We weren’t brimming with confidence ahead of the FA Cup final against Arsenal, given we had just suffered a very disappointing season that saw us finish a massive 18 points behind Chelsea and 6 behind Arsenal. But as it turned out, we weren’t as bad as we thought we were! Roy Keane bossed the midfield, with Arsenal players diving left, right and centre. They couldn’t handle us. The clock was ticking away though but after Ruud van Nistelrooy had a goal ruled out for offside, it seemed to be a matter of when, rather than if, we were going to score. The game reached extra time, we were still on top, but we still hadn’t managed a goal. So after two hours of football, with us totally outplaying Arsenal, it came down to a penalty shoot out. Who would have thought it, Paul Scholes took a dreadful penalty, they scored all of ours, and never as a more undeserving team lifted the FA Cup.

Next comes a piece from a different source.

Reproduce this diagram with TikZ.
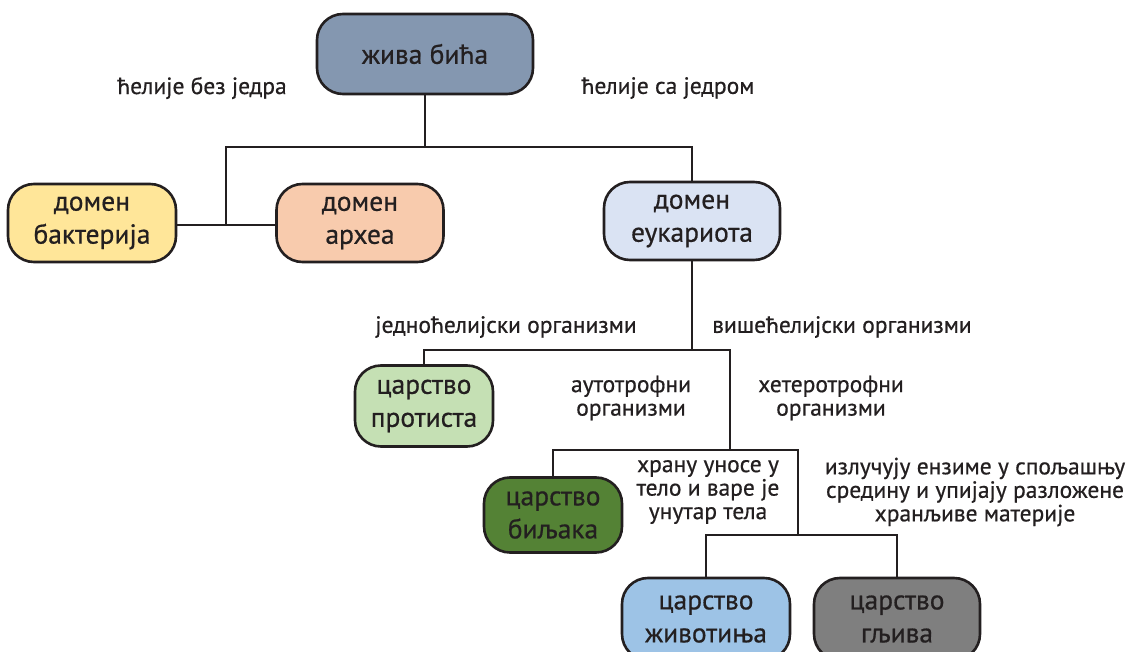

vs Boro, October 29th 2005

Back in the days when Roy Keane was a United players and always out injured, we were looking at how to solve the problem of replacing him. Sir Alex Ferguson was trying out Darren Fletcher and Alan Smith. Against Middlesbrough, it failed miserably, and lead to the infamous Keano rant that was pulled from MUTV. We were absolutely dreadful and for me, this is certainly one of the worst United performances ever. We were all over the place, didn’t have a clue, with Richardson not knowing his arse from his elbow in defence, Smith running round in circles and our strikers hardly getting a touch. It was woeful. They went in 3-0 up at half time, with Mendieta opening the scoring on 2 minutes after a Van der Sar howler, Hasselbaink adding to it on 25 minutes thanks to a Rio fuck up, and Yakubu scoring a penalty after Richardson pulled on one of their shirts. Disaster. It didn’t stop there though. Mendieta added his second with over ten minutes to go, leaving us fearing just how embarrassing this day was going to get. Ronaldo got a consolation for us, our 1000th Premiership goal incidentally, but I certainly didn’t feel consoled.

vs Benfica, December 7th 2005

United had been poor in Europe and were looking to make amends with our last group stage match against Benfica. We’d been them at Old Trafford already and if other results went our way, a win against them could seal second spot in the group. Things were looking good for us when Paul Scholes scored on just 6 minutes, but it all went downhill from there. Two goals before half time from the Portuguese meant we were trailing 2-1. Fergie sent on Saha for the last half hour, meaning we were playing with three strikers, but it made no difference and we lost, finishing bottom of the group. The only blessing in this was we weren’t forced to embarrass ourselves competing for the UEFA Cup.

vs Liverpool, March 14th 2009

This was the kind of season we’d all been waiting for. An opportunity to really hate Liverpool again, with them competing with us for the title. After leading for most of the season, Rafael Benitez went in to melt down and the team followed suit. So, when Ronaldo scored a penalty on just 23 minutes, it looked like things were going to go our way. However, just five minutes later, Nemanja Vidic’s nightmare moment occurred, when allowing the ball to bounce and then getting beaten for speed by Fernando Torres. The Spaniard raced away to the away support, 1-1. Then just before half time Evra gave away a penalty which Gerrard stuck away. Whilst not at our best, we were still in the game though, until the defining moment of the match occurred. Vidic fouled Gerrard and was handed a straight red, meaning we were down to ten men, then Aurelio scored from the resulting freekick. So painful. We could have possibly come back from 2-1 down with ten men, but there was no way from 3-1 down. Then just to add insult to injury Dossena rounded up the scoring in the last minute. We were still four points ahead with a game in hand, so firm favourites for the title, but to lose like that, at home, was totally humiliating.